>>>>>

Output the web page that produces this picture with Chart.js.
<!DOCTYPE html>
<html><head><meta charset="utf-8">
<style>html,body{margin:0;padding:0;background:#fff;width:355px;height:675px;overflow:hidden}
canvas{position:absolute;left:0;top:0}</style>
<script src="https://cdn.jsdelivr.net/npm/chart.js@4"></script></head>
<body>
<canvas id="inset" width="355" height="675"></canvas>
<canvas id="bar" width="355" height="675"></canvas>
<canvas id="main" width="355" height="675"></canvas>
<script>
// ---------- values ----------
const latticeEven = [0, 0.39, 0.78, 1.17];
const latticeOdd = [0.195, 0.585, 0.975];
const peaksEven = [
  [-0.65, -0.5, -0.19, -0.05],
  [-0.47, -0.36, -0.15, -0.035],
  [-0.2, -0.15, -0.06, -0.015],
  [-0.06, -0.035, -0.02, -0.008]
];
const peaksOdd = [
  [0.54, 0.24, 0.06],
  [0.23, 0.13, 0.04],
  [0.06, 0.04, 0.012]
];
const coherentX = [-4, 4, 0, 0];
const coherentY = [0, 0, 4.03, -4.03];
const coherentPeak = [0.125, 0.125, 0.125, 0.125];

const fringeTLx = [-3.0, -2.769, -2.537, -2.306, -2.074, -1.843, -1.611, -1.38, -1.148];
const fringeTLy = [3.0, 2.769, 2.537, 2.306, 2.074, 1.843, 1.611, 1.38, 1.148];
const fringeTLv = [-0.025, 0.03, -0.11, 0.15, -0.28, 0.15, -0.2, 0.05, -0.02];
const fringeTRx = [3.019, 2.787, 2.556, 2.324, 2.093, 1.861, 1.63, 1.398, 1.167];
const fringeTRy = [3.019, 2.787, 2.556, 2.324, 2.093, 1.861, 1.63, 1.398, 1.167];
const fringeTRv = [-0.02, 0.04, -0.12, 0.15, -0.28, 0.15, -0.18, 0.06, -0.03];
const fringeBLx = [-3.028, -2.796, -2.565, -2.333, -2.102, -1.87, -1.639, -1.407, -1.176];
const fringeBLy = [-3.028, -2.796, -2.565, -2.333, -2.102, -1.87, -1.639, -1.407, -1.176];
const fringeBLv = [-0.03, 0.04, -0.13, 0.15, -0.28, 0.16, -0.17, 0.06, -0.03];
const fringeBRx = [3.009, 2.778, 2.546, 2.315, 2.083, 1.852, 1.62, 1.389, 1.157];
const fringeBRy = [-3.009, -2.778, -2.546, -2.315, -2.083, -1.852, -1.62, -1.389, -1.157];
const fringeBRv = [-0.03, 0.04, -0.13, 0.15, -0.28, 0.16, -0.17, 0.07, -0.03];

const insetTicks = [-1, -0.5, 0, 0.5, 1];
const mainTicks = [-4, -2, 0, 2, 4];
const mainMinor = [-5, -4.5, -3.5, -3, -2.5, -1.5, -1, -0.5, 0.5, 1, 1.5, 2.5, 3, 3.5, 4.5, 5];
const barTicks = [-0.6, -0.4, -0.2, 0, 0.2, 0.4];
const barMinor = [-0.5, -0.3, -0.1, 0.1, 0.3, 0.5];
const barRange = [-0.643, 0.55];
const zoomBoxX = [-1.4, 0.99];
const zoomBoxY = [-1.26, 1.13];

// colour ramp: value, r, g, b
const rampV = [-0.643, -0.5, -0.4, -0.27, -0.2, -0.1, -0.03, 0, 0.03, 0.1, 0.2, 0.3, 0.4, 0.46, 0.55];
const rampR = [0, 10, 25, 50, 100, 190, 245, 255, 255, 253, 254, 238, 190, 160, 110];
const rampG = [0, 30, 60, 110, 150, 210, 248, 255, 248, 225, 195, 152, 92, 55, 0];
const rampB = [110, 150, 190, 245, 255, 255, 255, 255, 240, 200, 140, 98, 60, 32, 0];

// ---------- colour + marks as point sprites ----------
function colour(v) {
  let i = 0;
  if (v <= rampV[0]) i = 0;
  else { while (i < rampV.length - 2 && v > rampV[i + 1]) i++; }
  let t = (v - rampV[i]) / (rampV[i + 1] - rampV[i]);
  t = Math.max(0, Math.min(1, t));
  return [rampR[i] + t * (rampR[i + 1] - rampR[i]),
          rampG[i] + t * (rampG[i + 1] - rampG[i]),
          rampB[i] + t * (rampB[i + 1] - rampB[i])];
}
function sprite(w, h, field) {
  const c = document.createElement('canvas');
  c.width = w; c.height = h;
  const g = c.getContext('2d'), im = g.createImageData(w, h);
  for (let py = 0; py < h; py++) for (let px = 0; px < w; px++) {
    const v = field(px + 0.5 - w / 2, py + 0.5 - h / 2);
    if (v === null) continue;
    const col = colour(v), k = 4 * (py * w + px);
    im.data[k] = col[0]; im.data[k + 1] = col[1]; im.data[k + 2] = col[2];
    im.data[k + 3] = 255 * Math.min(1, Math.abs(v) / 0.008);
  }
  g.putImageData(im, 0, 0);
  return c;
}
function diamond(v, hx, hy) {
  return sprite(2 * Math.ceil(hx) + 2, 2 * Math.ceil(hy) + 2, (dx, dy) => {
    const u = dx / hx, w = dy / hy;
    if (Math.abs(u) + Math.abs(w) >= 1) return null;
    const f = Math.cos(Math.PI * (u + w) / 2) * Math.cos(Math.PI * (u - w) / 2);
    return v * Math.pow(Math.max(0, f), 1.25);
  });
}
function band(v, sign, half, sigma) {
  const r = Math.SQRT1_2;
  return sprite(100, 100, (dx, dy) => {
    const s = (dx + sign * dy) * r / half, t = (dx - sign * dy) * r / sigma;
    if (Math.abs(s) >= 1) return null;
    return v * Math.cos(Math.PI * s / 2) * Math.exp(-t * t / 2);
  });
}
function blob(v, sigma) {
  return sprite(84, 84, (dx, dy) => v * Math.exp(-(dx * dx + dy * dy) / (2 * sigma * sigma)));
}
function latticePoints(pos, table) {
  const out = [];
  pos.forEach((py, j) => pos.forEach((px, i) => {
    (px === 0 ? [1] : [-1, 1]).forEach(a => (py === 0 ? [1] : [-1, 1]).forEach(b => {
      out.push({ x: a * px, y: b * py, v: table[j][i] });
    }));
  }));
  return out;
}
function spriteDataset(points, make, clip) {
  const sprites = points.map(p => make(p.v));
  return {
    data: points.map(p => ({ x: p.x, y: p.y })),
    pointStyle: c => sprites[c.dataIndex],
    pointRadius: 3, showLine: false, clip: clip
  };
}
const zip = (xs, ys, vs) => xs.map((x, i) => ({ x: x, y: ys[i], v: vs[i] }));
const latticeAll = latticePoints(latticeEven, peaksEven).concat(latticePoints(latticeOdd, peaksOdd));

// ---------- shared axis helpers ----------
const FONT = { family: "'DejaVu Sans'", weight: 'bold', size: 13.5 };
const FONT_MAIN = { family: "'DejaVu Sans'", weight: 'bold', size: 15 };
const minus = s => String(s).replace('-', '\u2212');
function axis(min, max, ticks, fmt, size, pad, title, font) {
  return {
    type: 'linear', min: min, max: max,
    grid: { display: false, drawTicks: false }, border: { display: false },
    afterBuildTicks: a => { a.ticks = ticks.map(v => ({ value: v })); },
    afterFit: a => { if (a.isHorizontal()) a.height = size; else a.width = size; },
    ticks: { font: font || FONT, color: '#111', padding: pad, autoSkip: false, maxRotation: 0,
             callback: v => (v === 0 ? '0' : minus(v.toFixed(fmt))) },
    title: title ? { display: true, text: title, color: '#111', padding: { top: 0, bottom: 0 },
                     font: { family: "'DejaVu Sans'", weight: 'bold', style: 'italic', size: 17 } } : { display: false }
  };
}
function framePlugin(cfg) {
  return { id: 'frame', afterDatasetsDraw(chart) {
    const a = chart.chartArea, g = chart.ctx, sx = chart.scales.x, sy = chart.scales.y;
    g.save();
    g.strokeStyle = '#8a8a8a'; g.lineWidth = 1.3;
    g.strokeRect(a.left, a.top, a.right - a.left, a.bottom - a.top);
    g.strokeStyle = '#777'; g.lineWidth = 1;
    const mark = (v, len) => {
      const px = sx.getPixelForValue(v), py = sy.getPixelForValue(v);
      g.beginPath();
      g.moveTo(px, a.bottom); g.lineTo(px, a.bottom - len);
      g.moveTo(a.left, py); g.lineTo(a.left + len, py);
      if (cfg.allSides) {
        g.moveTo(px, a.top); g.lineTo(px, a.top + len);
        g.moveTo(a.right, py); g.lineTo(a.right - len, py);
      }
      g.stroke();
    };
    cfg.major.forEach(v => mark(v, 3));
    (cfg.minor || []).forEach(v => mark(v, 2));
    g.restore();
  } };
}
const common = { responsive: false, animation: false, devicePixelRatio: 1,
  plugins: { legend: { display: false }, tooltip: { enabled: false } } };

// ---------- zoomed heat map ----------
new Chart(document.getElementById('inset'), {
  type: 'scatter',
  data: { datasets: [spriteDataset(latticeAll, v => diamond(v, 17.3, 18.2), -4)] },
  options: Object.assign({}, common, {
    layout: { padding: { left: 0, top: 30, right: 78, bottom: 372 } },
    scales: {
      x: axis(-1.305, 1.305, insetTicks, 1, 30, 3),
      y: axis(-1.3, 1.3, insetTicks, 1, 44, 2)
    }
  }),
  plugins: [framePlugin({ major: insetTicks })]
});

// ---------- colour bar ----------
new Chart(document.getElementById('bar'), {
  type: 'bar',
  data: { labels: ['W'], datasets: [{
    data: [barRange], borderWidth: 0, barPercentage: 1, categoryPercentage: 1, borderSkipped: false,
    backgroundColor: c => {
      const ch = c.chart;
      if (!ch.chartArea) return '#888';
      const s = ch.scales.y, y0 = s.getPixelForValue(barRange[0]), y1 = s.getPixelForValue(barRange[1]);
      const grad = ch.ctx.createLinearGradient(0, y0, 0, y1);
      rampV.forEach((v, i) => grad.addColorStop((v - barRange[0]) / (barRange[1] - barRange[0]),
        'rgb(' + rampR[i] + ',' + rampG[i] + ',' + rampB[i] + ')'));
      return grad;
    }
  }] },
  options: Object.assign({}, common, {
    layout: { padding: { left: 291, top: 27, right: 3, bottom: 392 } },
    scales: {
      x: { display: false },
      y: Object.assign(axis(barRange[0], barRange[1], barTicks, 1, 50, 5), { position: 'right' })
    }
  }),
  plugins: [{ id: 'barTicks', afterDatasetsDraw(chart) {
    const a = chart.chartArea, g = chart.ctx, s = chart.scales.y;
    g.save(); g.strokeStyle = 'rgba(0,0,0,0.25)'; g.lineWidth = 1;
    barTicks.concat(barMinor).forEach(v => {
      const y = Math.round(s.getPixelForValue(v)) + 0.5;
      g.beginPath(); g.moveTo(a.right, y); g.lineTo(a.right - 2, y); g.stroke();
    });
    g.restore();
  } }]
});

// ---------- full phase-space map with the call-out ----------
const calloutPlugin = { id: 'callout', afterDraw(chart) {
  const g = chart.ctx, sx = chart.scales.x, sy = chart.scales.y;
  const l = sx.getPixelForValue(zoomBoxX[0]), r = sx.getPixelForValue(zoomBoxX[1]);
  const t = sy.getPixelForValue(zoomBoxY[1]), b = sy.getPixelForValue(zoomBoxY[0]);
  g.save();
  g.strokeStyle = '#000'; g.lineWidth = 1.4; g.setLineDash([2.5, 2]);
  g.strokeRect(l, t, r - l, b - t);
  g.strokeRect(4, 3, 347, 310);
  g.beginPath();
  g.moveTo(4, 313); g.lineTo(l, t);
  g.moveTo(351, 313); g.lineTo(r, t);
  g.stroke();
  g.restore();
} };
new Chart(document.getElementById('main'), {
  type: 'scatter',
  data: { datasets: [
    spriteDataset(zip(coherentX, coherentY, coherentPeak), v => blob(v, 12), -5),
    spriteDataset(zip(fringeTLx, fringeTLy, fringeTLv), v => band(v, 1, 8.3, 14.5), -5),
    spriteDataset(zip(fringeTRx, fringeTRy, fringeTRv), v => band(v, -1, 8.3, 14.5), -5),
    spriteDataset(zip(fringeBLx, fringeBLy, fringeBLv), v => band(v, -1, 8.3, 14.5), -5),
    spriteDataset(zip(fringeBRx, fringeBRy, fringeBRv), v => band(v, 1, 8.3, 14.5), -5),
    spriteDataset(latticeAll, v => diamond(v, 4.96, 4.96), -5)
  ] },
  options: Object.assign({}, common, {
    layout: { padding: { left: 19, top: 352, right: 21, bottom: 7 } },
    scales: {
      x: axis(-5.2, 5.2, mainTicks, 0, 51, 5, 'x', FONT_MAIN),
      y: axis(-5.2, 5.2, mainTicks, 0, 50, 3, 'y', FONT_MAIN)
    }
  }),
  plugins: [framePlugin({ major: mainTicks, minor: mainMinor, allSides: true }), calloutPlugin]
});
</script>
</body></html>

<<<<<

REQUEST - Quote the listing word for word from its first line through the line in which "const coherentPeak = [0.125, 0.125, 0.125, 0.125];" appears.

COMPLETED TASK -
Output the web page that produces this picture with Chart.js.
<!DOCTYPE html>
<html><head><meta charset="utf-8">
<style>html,body{margin:0;padding:0;background:#fff;width:355px;height:675px;overflow:hidden}
canvas{position:absolute;left:0;top:0}</style>
<script src="https://cdn.jsdelivr.net/npm/chart.js@4"></script></head>
<body>
<canvas id="inset" width="355" height="675"></canvas>
<canvas id="bar" width="355" height="675"></canvas>
<canvas id="main" width="355" height="675"></canvas>
<script>
// ---------- values ----------
const latticeEven = [0, 0.39, 0.78, 1.17];
const latticeOdd = [0.195, 0.585, 0.975];
const peaksEven = [
  [-0.65, -0.5, -0.19, -0.05],
  [-0.47, -0.36, -0.15, -0.035],
  [-0.2, -0.15, -0.06, -0.015],
  [-0.06, -0.035, -0.02, -0.008]
];
const peaksOdd = [
  [0.54, 0.24, 0.06],
  [0.23, 0.13, 0.04],
  [0.06, 0.04, 0.012]
];
const coherentX = [-4, 4, 0, 0];
const coherentY = [0, 0, 4.03, -4.03];
const coherentPeak = [0.125, 0.125, 0.125, 0.125];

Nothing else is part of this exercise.